= Set exercise =
Search the material below for the string "this" and list each line that holds it.

= Given data =
+ + + + + + +

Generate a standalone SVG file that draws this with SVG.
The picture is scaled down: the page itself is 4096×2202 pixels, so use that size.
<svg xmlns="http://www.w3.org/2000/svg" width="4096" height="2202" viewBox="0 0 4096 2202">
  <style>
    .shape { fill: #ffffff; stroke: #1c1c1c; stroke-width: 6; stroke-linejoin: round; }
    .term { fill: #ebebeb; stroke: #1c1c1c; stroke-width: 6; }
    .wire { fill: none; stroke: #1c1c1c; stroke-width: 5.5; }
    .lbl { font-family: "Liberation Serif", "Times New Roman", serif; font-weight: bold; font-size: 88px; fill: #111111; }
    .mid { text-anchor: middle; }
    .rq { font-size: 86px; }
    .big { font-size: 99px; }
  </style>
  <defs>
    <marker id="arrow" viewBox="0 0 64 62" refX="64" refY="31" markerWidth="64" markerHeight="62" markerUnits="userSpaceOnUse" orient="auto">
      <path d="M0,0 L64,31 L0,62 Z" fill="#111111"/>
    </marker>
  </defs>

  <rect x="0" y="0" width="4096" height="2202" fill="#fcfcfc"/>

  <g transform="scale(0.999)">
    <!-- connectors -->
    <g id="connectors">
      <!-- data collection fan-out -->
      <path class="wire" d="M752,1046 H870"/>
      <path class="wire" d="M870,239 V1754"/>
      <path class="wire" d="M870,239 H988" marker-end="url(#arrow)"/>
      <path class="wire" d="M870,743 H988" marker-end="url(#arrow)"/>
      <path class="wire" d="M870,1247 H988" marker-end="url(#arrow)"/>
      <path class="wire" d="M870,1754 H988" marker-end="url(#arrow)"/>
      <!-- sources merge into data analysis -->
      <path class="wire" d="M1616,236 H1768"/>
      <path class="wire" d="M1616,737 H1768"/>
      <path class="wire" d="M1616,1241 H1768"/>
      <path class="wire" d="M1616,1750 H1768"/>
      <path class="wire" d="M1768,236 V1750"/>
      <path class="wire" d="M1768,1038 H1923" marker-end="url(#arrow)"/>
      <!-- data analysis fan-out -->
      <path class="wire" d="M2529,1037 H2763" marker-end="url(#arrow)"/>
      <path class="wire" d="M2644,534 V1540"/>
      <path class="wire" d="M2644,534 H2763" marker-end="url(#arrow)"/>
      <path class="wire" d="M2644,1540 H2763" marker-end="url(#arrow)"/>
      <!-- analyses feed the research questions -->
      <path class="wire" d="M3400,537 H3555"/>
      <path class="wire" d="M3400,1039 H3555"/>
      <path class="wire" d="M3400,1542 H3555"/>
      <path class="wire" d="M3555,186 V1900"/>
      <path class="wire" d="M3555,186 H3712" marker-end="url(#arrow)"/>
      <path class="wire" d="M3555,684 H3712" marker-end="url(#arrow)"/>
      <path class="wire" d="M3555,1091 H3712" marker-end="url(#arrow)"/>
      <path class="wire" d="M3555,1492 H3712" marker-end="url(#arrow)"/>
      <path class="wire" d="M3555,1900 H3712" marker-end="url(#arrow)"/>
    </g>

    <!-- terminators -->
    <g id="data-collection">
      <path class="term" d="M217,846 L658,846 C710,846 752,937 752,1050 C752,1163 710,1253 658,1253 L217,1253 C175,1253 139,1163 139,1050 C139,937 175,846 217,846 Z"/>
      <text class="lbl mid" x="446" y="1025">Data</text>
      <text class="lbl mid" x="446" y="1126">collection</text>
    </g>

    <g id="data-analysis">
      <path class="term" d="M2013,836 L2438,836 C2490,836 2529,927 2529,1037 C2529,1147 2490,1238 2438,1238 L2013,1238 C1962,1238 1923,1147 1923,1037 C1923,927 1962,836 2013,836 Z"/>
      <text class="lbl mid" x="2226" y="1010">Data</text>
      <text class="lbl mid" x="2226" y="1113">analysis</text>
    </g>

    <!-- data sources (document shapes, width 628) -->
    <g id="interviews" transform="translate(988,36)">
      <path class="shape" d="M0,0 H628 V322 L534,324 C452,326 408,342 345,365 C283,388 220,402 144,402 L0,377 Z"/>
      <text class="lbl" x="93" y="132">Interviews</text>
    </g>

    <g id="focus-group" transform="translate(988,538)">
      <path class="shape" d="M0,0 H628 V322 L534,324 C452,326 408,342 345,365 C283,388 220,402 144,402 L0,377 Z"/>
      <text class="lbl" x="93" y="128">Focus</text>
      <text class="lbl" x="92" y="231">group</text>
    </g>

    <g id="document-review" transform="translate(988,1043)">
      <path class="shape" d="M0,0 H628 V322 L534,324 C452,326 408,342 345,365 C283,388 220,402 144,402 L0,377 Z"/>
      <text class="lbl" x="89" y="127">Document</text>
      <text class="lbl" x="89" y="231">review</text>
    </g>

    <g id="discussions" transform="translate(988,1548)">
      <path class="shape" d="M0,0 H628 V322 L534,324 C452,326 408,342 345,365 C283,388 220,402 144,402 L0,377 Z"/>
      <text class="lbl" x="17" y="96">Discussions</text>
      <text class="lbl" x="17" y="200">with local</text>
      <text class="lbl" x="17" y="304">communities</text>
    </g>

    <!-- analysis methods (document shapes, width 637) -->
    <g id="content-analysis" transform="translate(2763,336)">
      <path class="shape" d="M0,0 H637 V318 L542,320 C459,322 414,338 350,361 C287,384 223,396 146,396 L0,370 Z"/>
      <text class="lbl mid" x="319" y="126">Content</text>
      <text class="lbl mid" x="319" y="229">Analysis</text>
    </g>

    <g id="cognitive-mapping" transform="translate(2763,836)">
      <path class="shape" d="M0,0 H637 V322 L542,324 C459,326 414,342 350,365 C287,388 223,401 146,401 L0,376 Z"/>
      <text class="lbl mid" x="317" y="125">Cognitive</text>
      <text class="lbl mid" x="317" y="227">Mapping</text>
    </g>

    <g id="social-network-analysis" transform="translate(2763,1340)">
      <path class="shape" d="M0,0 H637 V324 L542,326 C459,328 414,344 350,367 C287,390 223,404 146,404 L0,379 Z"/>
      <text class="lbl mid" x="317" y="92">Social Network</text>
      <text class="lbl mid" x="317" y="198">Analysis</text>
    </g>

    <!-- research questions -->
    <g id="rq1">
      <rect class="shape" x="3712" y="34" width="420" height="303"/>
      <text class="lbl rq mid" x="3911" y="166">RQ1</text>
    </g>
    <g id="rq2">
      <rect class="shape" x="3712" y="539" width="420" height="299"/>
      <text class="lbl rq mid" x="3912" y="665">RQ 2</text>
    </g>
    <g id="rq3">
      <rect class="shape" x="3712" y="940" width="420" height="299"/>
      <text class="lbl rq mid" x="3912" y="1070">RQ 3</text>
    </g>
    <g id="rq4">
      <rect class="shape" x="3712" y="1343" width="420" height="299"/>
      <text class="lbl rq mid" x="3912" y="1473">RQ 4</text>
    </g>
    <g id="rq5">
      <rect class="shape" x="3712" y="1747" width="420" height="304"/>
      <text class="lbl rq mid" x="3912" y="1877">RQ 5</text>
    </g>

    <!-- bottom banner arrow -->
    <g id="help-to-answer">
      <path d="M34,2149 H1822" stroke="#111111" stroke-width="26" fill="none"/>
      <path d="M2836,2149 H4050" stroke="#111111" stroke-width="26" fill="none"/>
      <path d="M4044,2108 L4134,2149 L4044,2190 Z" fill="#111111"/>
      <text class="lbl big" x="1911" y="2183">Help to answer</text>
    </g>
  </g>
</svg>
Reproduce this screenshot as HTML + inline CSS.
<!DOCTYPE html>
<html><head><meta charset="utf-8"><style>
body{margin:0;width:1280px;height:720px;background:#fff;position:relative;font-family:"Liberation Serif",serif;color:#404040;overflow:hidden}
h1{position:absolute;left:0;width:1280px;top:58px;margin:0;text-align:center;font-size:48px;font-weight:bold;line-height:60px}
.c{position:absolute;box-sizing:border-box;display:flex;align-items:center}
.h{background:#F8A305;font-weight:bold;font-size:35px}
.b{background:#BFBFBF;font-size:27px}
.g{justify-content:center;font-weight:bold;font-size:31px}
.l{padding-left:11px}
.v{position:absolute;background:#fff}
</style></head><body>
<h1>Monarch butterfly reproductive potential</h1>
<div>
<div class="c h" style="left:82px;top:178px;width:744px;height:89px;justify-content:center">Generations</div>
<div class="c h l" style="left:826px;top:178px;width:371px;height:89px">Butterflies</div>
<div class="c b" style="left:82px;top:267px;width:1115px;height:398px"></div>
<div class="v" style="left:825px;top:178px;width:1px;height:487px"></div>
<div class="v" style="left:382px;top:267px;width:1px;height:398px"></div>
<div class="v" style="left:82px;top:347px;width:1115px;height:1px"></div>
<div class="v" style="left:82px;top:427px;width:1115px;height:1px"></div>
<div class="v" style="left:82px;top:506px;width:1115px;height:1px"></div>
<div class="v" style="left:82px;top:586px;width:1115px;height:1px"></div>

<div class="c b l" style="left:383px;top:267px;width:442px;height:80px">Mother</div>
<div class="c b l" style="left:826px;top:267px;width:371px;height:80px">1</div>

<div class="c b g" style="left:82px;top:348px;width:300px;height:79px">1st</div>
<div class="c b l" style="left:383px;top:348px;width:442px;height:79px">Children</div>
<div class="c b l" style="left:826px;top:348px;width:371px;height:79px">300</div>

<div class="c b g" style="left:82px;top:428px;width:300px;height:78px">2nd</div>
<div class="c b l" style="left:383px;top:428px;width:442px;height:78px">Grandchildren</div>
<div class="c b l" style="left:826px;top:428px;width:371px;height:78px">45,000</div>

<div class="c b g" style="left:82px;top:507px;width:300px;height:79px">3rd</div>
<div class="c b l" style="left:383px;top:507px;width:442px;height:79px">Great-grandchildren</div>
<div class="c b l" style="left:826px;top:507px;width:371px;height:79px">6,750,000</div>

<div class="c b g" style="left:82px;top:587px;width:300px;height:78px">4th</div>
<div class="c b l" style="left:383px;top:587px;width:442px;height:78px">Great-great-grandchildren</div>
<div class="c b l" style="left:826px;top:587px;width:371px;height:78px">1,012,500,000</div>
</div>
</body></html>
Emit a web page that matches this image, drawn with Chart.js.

+ + + + + + +

= Task result =
Generate a standalone SVG file that draws this with SVG.
Reproduce this screenshot as HTML + inline CSS.
Emit a web page that matches this image, drawn with Chart.js.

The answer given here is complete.